— Start —

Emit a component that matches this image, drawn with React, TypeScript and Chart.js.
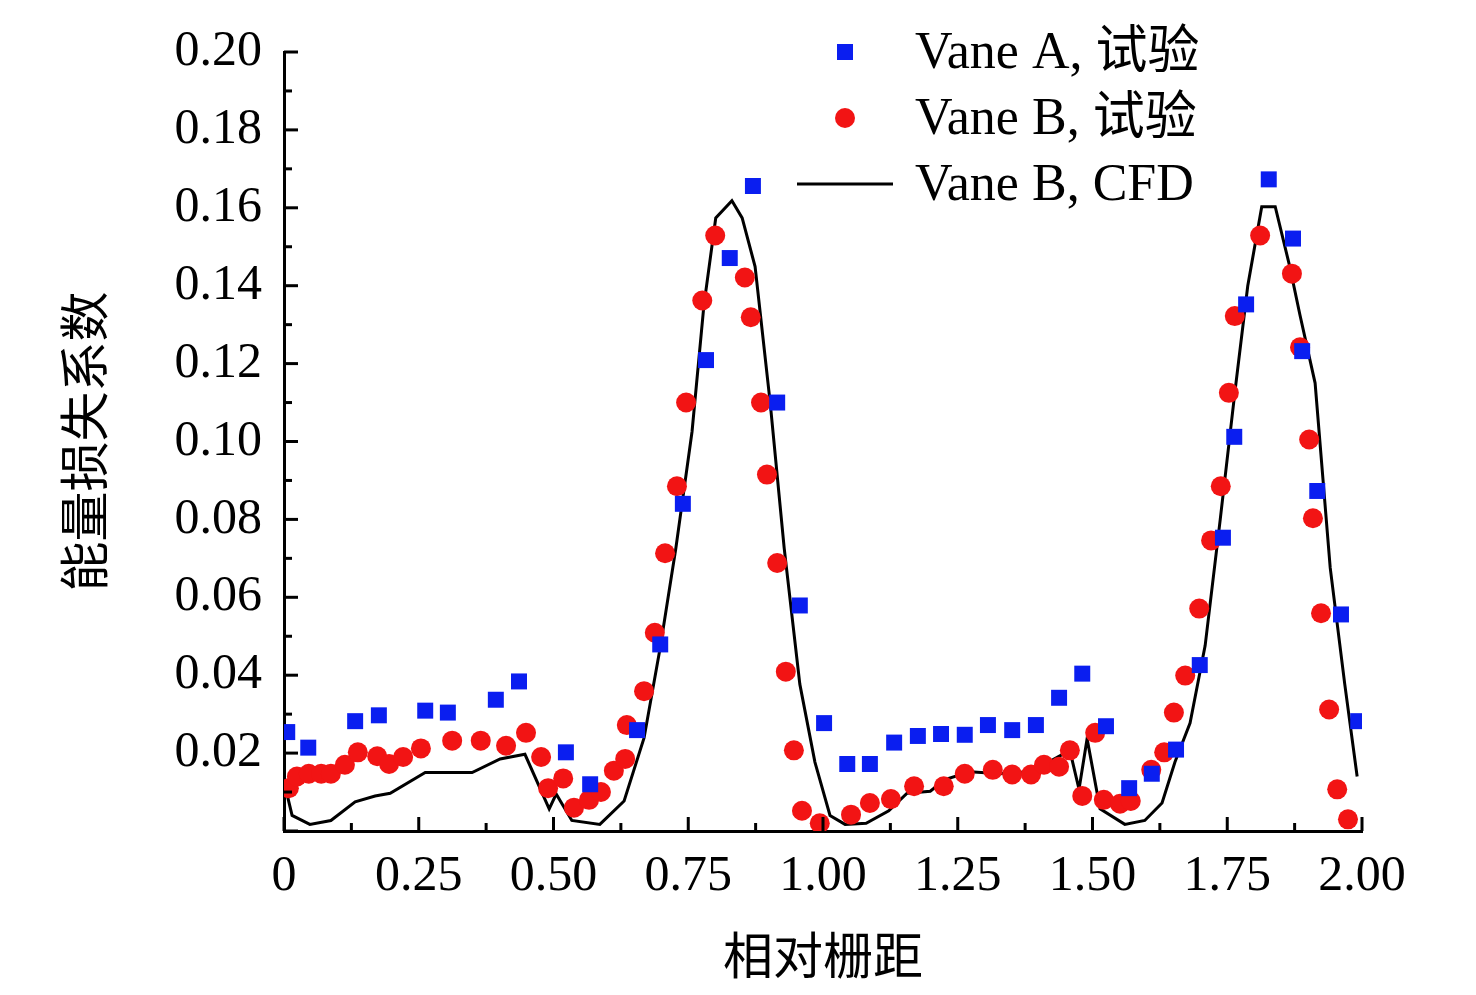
import React, { useEffect, useRef } from "react";
import { Chart, registerables } from "chart.js";
Chart.register(...registerables);

const vaneAX = [0.006,0.045,0.132,0.176,0.262,0.304,0.393,0.436,0.523,0.568,0.655,0.698,0.740,0.783,0.827,0.870,0.915,0.957,1.002,1.045,1.087,1.132,1.176,1.219,1.263,1.306,1.351,1.395,1.438,1.481,1.525,1.568,1.610,1.655,1.699,1.742,1.763,1.785,1.827,1.872,1.889,1.917,1.961,1.993];
const vaneAY = [0.0254,0.0214,0.0282,0.0297,0.0309,0.0304,0.0337,0.0384,0.0202,0.0120,0.0259,0.0479,0.0840,0.1209,0.1471,0.1656,0.1100,0.0579,0.0277,0.0172,0.0172,0.0227,0.0244,0.0249,0.0247,0.0272,0.0259,0.0272,0.0342,0.0404,0.0269,0.0110,0.0147,0.0209,0.0426,0.0753,0.1012,0.1352,0.1673,0.1521,0.1232,0.0873,0.0556,0.0282];
const vaneBX = [0.009,0.024,0.046,0.069,0.087,0.113,0.137,0.173,0.195,0.221,0.254,0.312,0.365,0.412,0.449,0.477,0.490,0.518,0.538,0.566,0.588,0.612,0.633,0.636,0.668,0.688,0.707,0.729,0.746,0.776,0.800,0.855,0.866,0.885,0.896,0.915,0.931,0.946,0.961,0.994,1.052,1.087,1.126,1.169,1.224,1.263,1.315,1.351,1.386,1.410,1.438,1.458,1.481,1.505,1.521,1.551,1.571,1.609,1.633,1.651,1.672,1.698,1.720,1.738,1.753,1.764,1.811,1.870,1.885,1.902,1.909,1.924,1.939,1.954,1.974];
const vaneBY = [0.011,0.014,0.0147,0.0147,0.0147,0.0170,0.0202,0.0192,0.0172,0.0190,0.0212,0.0232,0.0232,0.0219,0.0252,0.0190,0.011,0.0135,0.0060,0.0080,0.0100,0.0155,0.0185,0.0272,0.0359,0.0509,0.0713,0.0885,0.1100,0.1362,0.1529,0.1421,0.1319,0.1100,0.0915,0.0688,0.0409,0.0207,0.0052,0.0020,0.0042,0.0072,0.0082,0.0115,0.0115,0.0147,0.0157,0.0145,0.0145,0.0170,0.0165,0.0207,0.0090,0.0252,0.0080,0.0070,0.0077,0.0157,0.0202,0.0304,0.0399,0.0571,0.0746,0.0885,0.1125,0.1322,0.1529,0.1431,0.1242,0.1005,0.0803,0.0559,0.0312,0.0107,0.0030];
const cfdX = [0.002,0.015,0.048,0.087,0.132,0.169,0.197,0.262,0.349,0.401,0.447,0.492,0.505,0.534,0.586,0.631,0.668,0.698,0.727,0.757,0.779,0.801,0.831,0.850,0.874,0.902,0.928,0.957,0.985,1.013,1.041,1.080,1.122,1.156,1.199,1.226,1.273,1.328,1.384,1.412,1.458,1.475,1.490,1.514,1.560,1.597,1.629,1.653,1.681,1.709,1.737,1.764,1.788,1.814,1.839,1.866,1.885,1.913,1.941,1.968,1.991];
const cfdY = [0.0115,0.0040,0.0017,0.0027,0.0075,0.0090,0.0097,0.0150,0.0150,0.0185,0.0197,0.0057,0.0095,0.0027,0.0017,0.0077,0.0239,0.0471,0.0726,0.1025,0.1349,0.1574,0.1618,0.1574,0.1449,0.1100,0.0726,0.0377,0.0177,0.0040,0.0017,0.0020,0.0052,0.0097,0.0102,0.0132,0.0152,0.0147,0.0152,0.0172,0.0207,0.0107,0.0237,0.0057,0.0017,0.0027,0.0072,0.0177,0.0277,0.0476,0.0800,0.1125,0.1399,0.1603,0.1603,0.1449,0.1324,0.1150,0.0676,0.0377,0.0140];
const legendLabels = ["Vane A, 试验", "Vane B, 试验", "Vane B, CFD"];
const xTitle = "相对栅距";
const yTitle = "能量损失系数";

const BLUE = "#0a1ef0";
const RED = "#f21414";
const FONT = "'Liberation Serif', 'Noto Sans CJK SC', serif";

const pts = (xs: number[], ys: number[]) => xs.map((x, i) => ({ x, y: ys[i] }));

const ticksPlugin = {
  id: "innerTicks",
  afterDraw(chart: any) {
    const { ctx, scales, chartArea } = chart;
    const x = scales.x, y = scales.y;
    ctx.save();
    ctx.strokeStyle = "#000";
    ctx.lineWidth = 3;
    for (let i = 0; i <= 20; i++) {
      const py = y.getPixelForValue(i * 0.01);
      const len = i % 2 === 0 ? 14 : 8;
      ctx.beginPath();
      ctx.moveTo(chartArea.left, py);
      ctx.lineTo(chartArea.left + len, py);
      ctx.stroke();
    }
    for (let i = 0; i <= 16; i++) {
      const px = x.getPixelForValue(i * 0.125);
      const len = i % 2 === 0 ? 14 : 8;
      ctx.beginPath();
      ctx.moveTo(px, chartArea.bottom);
      ctx.lineTo(px, chartArea.bottom - len);
      ctx.stroke();
    }
    ctx.font = `52px ${FONT}`;
    ctx.textBaseline = "middle";
    const rows = [52, 118, 184];
    ctx.fillStyle = BLUE;
    ctx.fillRect(845 - 8, rows[0] - 8, 16, 16);
    ctx.fillStyle = RED;
    ctx.beginPath();
    ctx.arc(845, rows[1], 10, 0, Math.PI * 2);
    ctx.fill();
    ctx.strokeStyle = "#000";
    ctx.beginPath();
    ctx.moveTo(797, rows[2]);
    ctx.lineTo(893, rows[2]);
    ctx.stroke();
    ctx.fillStyle = "#000";
    legendLabels.forEach((t, i) => ctx.fillText(t, 915, rows[i] + 2));
    ctx.restore();
  },
};

export default function App() {
  const ref = useRef<HTMLCanvasElement>(null);
  useEffect(() => {
    const chart = new Chart(ref.current!, {
      type: "scatter",
      data: {
        datasets: [
          { label: legendLabels[0], data: pts(vaneAX, vaneAY), pointStyle: "rect", pointRadius: 11.3, backgroundColor: BLUE, borderWidth: 0 },
          { label: legendLabels[1], data: pts(vaneBX, vaneBY), pointStyle: "circle", pointRadius: 10, backgroundColor: RED, borderWidth: 0 },
          { label: legendLabels[2], data: pts(cfdX, cfdY), showLine: true, pointRadius: 0, borderColor: "#000", borderWidth: 3, tension: 0 } as any,
        ],
      },
      options: {
        animation: false,
        responsive: false,
        layout: { padding: { top: 0, right: 114, left: 0, bottom: 0 } },
        plugins: { legend: { display: false }, tooltip: { enabled: false } },
        scales: {
          x: {
            type: "linear", min: 0, max: 2,
            afterFit: (s: any) => { s.height = 164; },
            grid: { display: false, drawTicks: false },
            border: { display: true, color: "#000", width: 3 },
            ticks: { stepSize: 0.25, padding: 16, color: "#000", font: { family: FONT, size: 50 }, callback: (v: any) => (v === 0 ? "0" : Number(v).toFixed(2)) },
            title: { display: true, text: xTitle, color: "#000", font: { family: FONT, size: 50 }, padding: { top: 14 } },
          },
          y: {
            type: "linear", min: 0, max: 0.2,
            afterFit: (s: any) => { s.width = 284; },
            grid: { display: false, drawTicks: false },
            border: { display: true, color: "#000", width: 3 },
            ticks: { stepSize: 0.02, padding: 22, color: "#000", font: { family: FONT, size: 50 }, callback: (v: any) => (Math.abs(v) < 1e-9 ? "" : Number(v).toFixed(2)) },
            title: { display: true, text: yTitle, color: "#000", font: { family: FONT, size: 50 }, padding: { top: 60, bottom: 0 } },
          },
        },
      },
      plugins: [{
        id: "fixTop",
        afterLayout(c: any) { /* no-op */ },
      }, ticksPlugin],
    });
    return () => chart.destroy();
  }, []);
  return (
    <div style={{ position: "fixed", left: 0, top: 0, width: 1476, height: 995, background: "#fff" }}>
      <canvas ref={ref} width={1476} height={995} style={{ width: 1476, height: 995 }} />
    </div>
  );
}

— End —

Go from the first line of the listing to the line holding "Chart.register(...registerables);" and, please, transcribe those lines exactly, both included, with no pictures.

Emit a component that matches this image, drawn with React, TypeScript and Chart.js.
import React, { useEffect, useRef } from "react";
import { Chart, registerables } from "chart.js";
Chart.register(...registerables);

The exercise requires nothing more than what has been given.